Torturé, rapidement transféré à Paris avec la plupart des résistants arrêtés par Klaus Barbie, Lassagne séjourne à Fresnes de la fin juin 1943 à  mars 1944. Déporté, il est libéré par les Alliés en mai 1945 alors qu'il se trouve au camp de Flössenburg. Il passe l'agrégation de lettres puis entame une carrière politique au sein du RPF (sénateur du Rhône), mais, affaibli par les graves séquelles de sa déportation, il meurt en 1953, à 41 ans, laissant une veuve et quatre enfants.

Ce sont ses enfants qui révèlent aujourd'hui au public le contenu des feuillets adressés clandestinement par André Lassagne à ses amis Jean et Jeanne Lonjaret pendant sa détention à Fresnes. Colis et échange de linge étant autorisés, le prisonnier et ses amis ont pu correspondre par des messages écrits avec une mine de crayon sur des feuilles de papier à cigarettes, insérées ensuite dans les ourlets recousus de torchons ou de mouchoirs.  Les messages des Lonjaret ayant été détruits par Lassagne, ce sont ceux du prisonnier,  dactylographiés à l'époque par ses amis au fur et à mesure de leur arrivée, qui sont ici édités, avec de très utiles précisions sur les noms évoqués, une  notice biographique et un témoignage de Jean Lonjaret recueilli en 1951.

Ces messages ont évidemment comme thèmes les plus récurrents des soucis bien terre à terre : les douloureuses séquelles de ses interrogatoires à Lyon, la nourriture, les vêtements, les puces, la promiscuité de la vie cellulaire - difficile au physique comme, parfois, au moral, car Lassagne se sent  peu d'affinités avec certains de ses co-détenus -, les livres en langue étrangères dévorés pour ne pas " se rouiller la cervelle ". Une seconde thématique importante est celle du retour sur soi : la double expérience de la solitude carcérale et de la force du lien avec les Lonjaret représenté par ces humbles messages est pour l'intellectuel Lassagne le moment d'une introspection sur tout ce qui fonde sa vie personnelle la plus intime, sa conception de l'amour, de l'amitié. : " Une chose est sûre, c'est que je vis par le coeur des moments merveilleux, toujours avec vous deux, inséparables ".

Pour l'historien de la Résistance, ces messages comportent de nombreuses notations passionnantes.

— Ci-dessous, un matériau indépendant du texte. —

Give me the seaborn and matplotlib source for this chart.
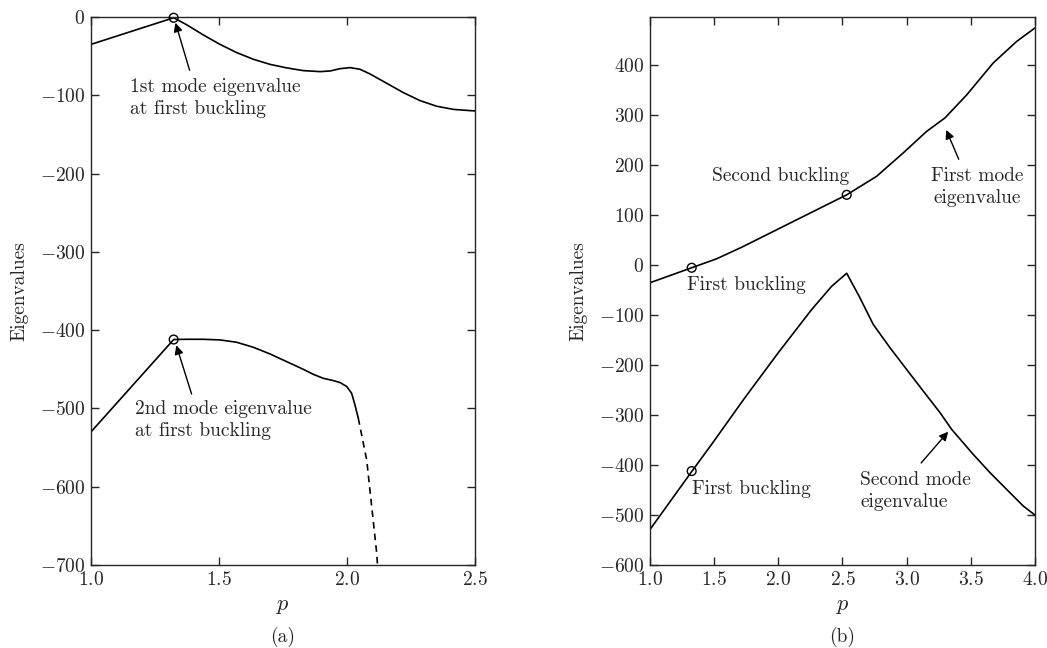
import matplotlib
import matplotlib.pyplot as plt
import numpy as np
import pandas as pd
import seaborn as sns

matplotlib.use("Agg")

# (a) first and second mode eigenvalues
p_a1 = [1.0, 1.323, 1.374, 1.439, 1.504, 1.569, 1.634, 1.699, 1.764, 1.829, 1.895,
        1.934, 1.973, 2.012, 2.051, 2.09, 2.155, 2.22, 2.285, 2.35, 2.415, 2.48, 2.5]
ev_a1 = [-35, -1, -10, -23, -35, -45.5, -54, -60.5, -65, -68.5, -69.8,
         -69, -66, -64.7, -66.8, -72.8, -84.7, -96.6, -106.8, -114, -118, -119.6, -120]
p_a2 = [1.0, 1.323, 1.374, 1.439, 1.504, 1.569, 1.634, 1.699, 1.764, 1.829, 1.868,
        1.907, 1.947, 1.973, 1.999, 2.018, 2.031, 2.044]
ev_a2 = [-530, -412, -411.7, -411.7, -412.5, -415.5, -421.9, -430.4, -440.2, -450, -456.4,
         -461.5, -464.5, -467, -472, -480.6, -495.5, -512.5]
p_a2_dash = [2.044, 2.077, 2.116, 2.119]
ev_a2_dash = [-512.5, -566, -685, -700]
buck_a_p = [1.323, 1.323]
buck_a_ev = [-1, -412]

# (b) first and second mode eigenvalues
p_b1 = [1.0, 1.156, 1.325, 1.52, 1.714, 1.909, 2.104, 2.299, 2.533, 2.766, 2.974,
        3.156, 3.299, 3.468, 3.675, 3.857, 4.0]
ev_b1 = [-35, -20.6, -5, 13, 36, 61, 86, 111, 141, 178, 225,
         268, 295, 341, 405, 448, 475]
p_b2 = [1.0, 1.325, 1.48, 1.74, 2.0, 2.26, 2.416, 2.533, 2.636, 2.74, 2.87, 3.0,
        3.13, 3.26, 3.351, 3.519, 3.649, 3.779, 3.909, 4.0]
ev_b2 = [-529, -413, -358.6, -265, -175, -88.6, -42, -16, -65, -118.6, -165, -208.6,
         -252, -295, -328.6, -378.6, -415, -448.6, -482, -500]
buck_b_p = [1.325, 2.533, 1.325]
buck_b_ev = [-5, 141, -412]

sns.set_style("ticks")
plt.rcParams["font.family"] = ["cmr10", "DejaVu Serif"]
plt.rcParams["mathtext.fontset"] = "cm"
plt.rcParams["axes.formatter.use_mathtext"] = True
plt.rcParams["axes.unicode_minus"] = True

FS = 14
fig = plt.figure(figsize=(10.47, 6.48), dpi=100)
ax1 = fig.add_axes([0.0869, 0.1281, 0.3668, 0.8457])
ax2 = fig.add_axes([0.6208, 0.1281, 0.3677, 0.8457])


def line(ax, x, y, ls="-"):
    d = pd.DataFrame({"p": x, "ev": y})
    sns.lineplot(data=d, x="p", y="ev", ax=ax, color="black", lw=1.2,
                 linestyle=ls, sort=False, estimator=None)


def circles(ax, x, y):
    ax.scatter(x, y, s=40, facecolors="none", edgecolors="black",
               linewidths=1.0, zorder=5, clip_on=False)


def note(ax, text, xy, xytext, tail, ha="center", ma="center"):
    ax.annotate(text, xy=xy, xytext=xytext, fontsize=FS, ha=ha, va="center",
                multialignment=ma, linespacing=1.3,
                arrowprops=dict(arrowstyle="-|>", color="black", lw=1.0,
                                mutation_scale=13, shrinkA=0, shrinkB=2, relpos=tail))


line(ax1, p_a1, ev_a1)
line(ax1, p_a2, ev_a2)
line(ax1, p_a2_dash, ev_a2_dash, ls=(0, (4, 3)))
circles(ax1, buck_a_p, buck_a_ev)

note(ax1, "1st mode eigenvalue\nat first buckling", (1.327, -4), (1.152, -104),
     (0.35, 1.2), ha="left", ma="left")
note(ax1, "2nd mode eigenvalue\nat first buckling", (1.33, -416), (1.172, -515),
     (0.32, 1.15), ha="left", ma="left")

ax1.set_xlim(1.0, 2.5)
ax1.set_ylim(-700, 0)
ax1.set_xticks([1.0, 1.5, 2.0, 2.5])
ax1.set_yticks(np.arange(-700, 1, 100))

line(ax2, p_b1, ev_b1)
line(ax2, p_b2, ev_b2)
circles(ax2, buck_b_p, buck_b_ev)

ax2.text(2.02, 179, "Second buckling", fontsize=FS, ha="center", va="center")
ax2.text(1.29, -40, "First buckling", fontsize=FS, ha="left", va="center")
ax2.text(1.33, -447, "First buckling", fontsize=FS, ha="left", va="center")
note(ax2, "First mode\neigenvalue", (3.30, 276), (3.55, 156), (0.3, 1.2))
note(ax2, "Second mode\neigenvalue", (3.338, -329), (3.07, -452), (0.55, 1.2),
     ma="left")

ax2.set_xlim(1.0, 4.0)
ax2.set_ylim(-600, 497)
ax2.set_xticks(np.arange(1.0, 4.01, 0.5))
ax2.set_yticks(np.arange(-600, 401, 100))

for ax, tag in [(ax1, "(a)"), (ax2, "(b)")]:
    ax.tick_params(direction="in", length=6, width=1, top=True, right=True,
                   labelsize=FS, pad=4)
    for s in ax.spines.values():
        s.set_linewidth(1.0)
    ax.set_xlabel("$p$", fontsize=FS + 2, labelpad=6)
    ax.set_ylabel("Eigenvalues", fontsize=FS, labelpad=8)
    pos = ax.get_position()
    fig.text((pos.x0 + pos.x1) / 2, 0.017, tag, fontsize=FS, ha="center", va="center")

fig.savefig("out.png", dpi=100)
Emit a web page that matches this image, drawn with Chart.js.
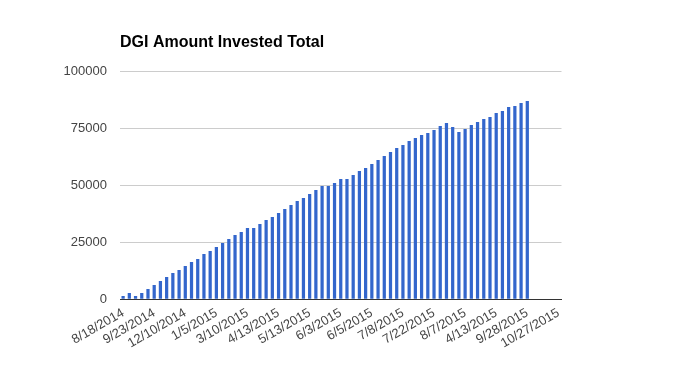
<!DOCTYPE html>
<html>
<head>
<meta charset="utf-8">
<script src="https://cdn.jsdelivr.net/npm/chart.js@4"></script>
<style>
  html, body { margin: 0; padding: 0; background: #fff; }
  #wrap { width: 683px; height: 371px; }
</style>
</head>
<body>
<div id="wrap"><canvas id="dgiChart" width="683" height="371"></canvas></div>
<script>
// dates shown on the axis, one every 5th category
const tickLabels = [
  "8/18/2014", "9/23/2014", "12/10/2014", "1/5/2015", "3/10/2015",
  "4/13/2015", "5/13/2015", "6/3/2015", "6/5/2015", "7/8/2015",
  "7/22/2015", "8/7/2015", "4/13/2015", "9/28/2015", "10/27/2015",
];

// amount invested
const invested = [
  1460, 2780, 1460, 2780, 4530, 6290, 8040, 9800, 11550, 12870,
  14620, 16370, 17690, 19880, 21200, 22950, 24710, 26460, 28220, 29530,
  31290, 31290, 33040, 34800, 36110, 37870, 39620, 41370, 43130, 44450,
  46200, 47950, 49710, 49710, 51020, 52780, 52780, 54530, 56290, 57600,
  59360, 61110, 62870, 64620, 66380, 67690, 69450, 70760, 72080, 72950,
  74270, 76020, 77340, 75580, 73390, 74710, 76460, 77780, 79090, 79970,
  81720, 82600, 84360, 84800, 86110, 86990,
];

const categoryCount = 71;
const labelEvery = 5;

const yTicks = [0, 25000, 50000, 75000, 100000];

const categories = Array.from({ length: categoryCount }, (_, i) =>
  i % labelEvery === 0 ? tickLabels[i / labelEvery] : ""
);
const values = categories.map((_, i) => (i < invested.length ? invested[i] : null));

const axisText = "#444";
const font = { family: "Arial, 'Liberation Sans', sans-serif", size: 13 };

new Chart(document.getElementById("dgiChart"), {
  type: "bar",
  data: {
    labels: categories,
    datasets: [
      {
        label: "DGI Amount Invested Total",
        data: values,
        backgroundColor: "#3366cc",
        categoryPercentage: 1,
        barPercentage: 0.52,
      },
    ],
  },
  options: {
    responsive: false,
    animation: false,
    layout: { padding: { left: 0, right: 121.5, top: 0, bottom: 0 } },
    plugins: {
      legend: { display: false },
      tooltip: { enabled: false },
      title: {
        display: true,
        text: "DGI Amount Invested Total",
        align: "start",
        fullSize: false,
        color: "#000",
        font: { family: font.family, size: 16, weight: "bold", lineHeight: 1.2 },
        padding: { top: 33, bottom: 19.1 },
      },
    },
    scales: {
      x: {
        grid: { display: false },
        border: { display: true, color: "#333", width: 1 },
        ticks: {
          autoSkip: false,
          minRotation: 30,
          maxRotation: 30,
          color: axisText,
          font: font,
          padding: -2,
        },
        afterFit: (s) => {
          s.height = 71.7;
        },
      },
      y: {
        min: 0,
        max: 100000,
        afterBuildTicks: (s) => {
          s.ticks = yTicks.map((v) => ({ value: v }));
        },
        border: { display: false },
        grid: {
          drawTicks: false,
          color: (c) => (c.tick && c.tick.value === 0 ? "rgba(0,0,0,0)" : "#cccccc"),
        },
        ticks: {
          color: axisText,
          font: font,
          padding: 13,
          callback: (v) => String(v),
        },
        afterFit: (s) => {
          s.width = 120;
        },
      },
    },
  },
});
</script>
</body>
</html>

Ainsi, sur la puissance de l'espoir qui l'anime d'un débarquement allié pendant tous les mois de l'été et de l'automne 1943, ou sur la façon dont il formule ses projets pour l'après-libération : " Pour l'avenir, grosses discussions autour de programmes, débordons de civisme et de bonnes intentions. En construction, un mémorial de la Résistance, ses rubriques (...) " Tenons à jour liste traîtres et politiciens dégonflés " (p 26). Plus loin, il demande à Lonjaret de " préparer [l']organisation d'un journal " qui dans l'après-guerre luttera "  contre le parti et le schéma du français mi-poivrot mi-épargnant ". Ou encore : " Comme tout devient lumineux depuis la défaite et comme l'idée de Patrie est redevenue forte et belle. Je crois que notre révolution ne sera pas à base russe, notre point de départ culturel est infiniment plus relevé que celui de l'URSS. Sans orgueil déplacé, j'estime que la France peut réaliser une harmonie entre les extrêmes inconciliables. Nous devons être les artisans de cet ordre vraiment nouveau. "

Au total, au même titre  que les lettres de prison de Boris Vildé, de Bertrande d'Astier de la Vigerie ou d'Honoré d''Estienne d'Orves, ces textes constituent un témoignage  irremplaçable pour qui s'intéresse à l'univers mental des résistants.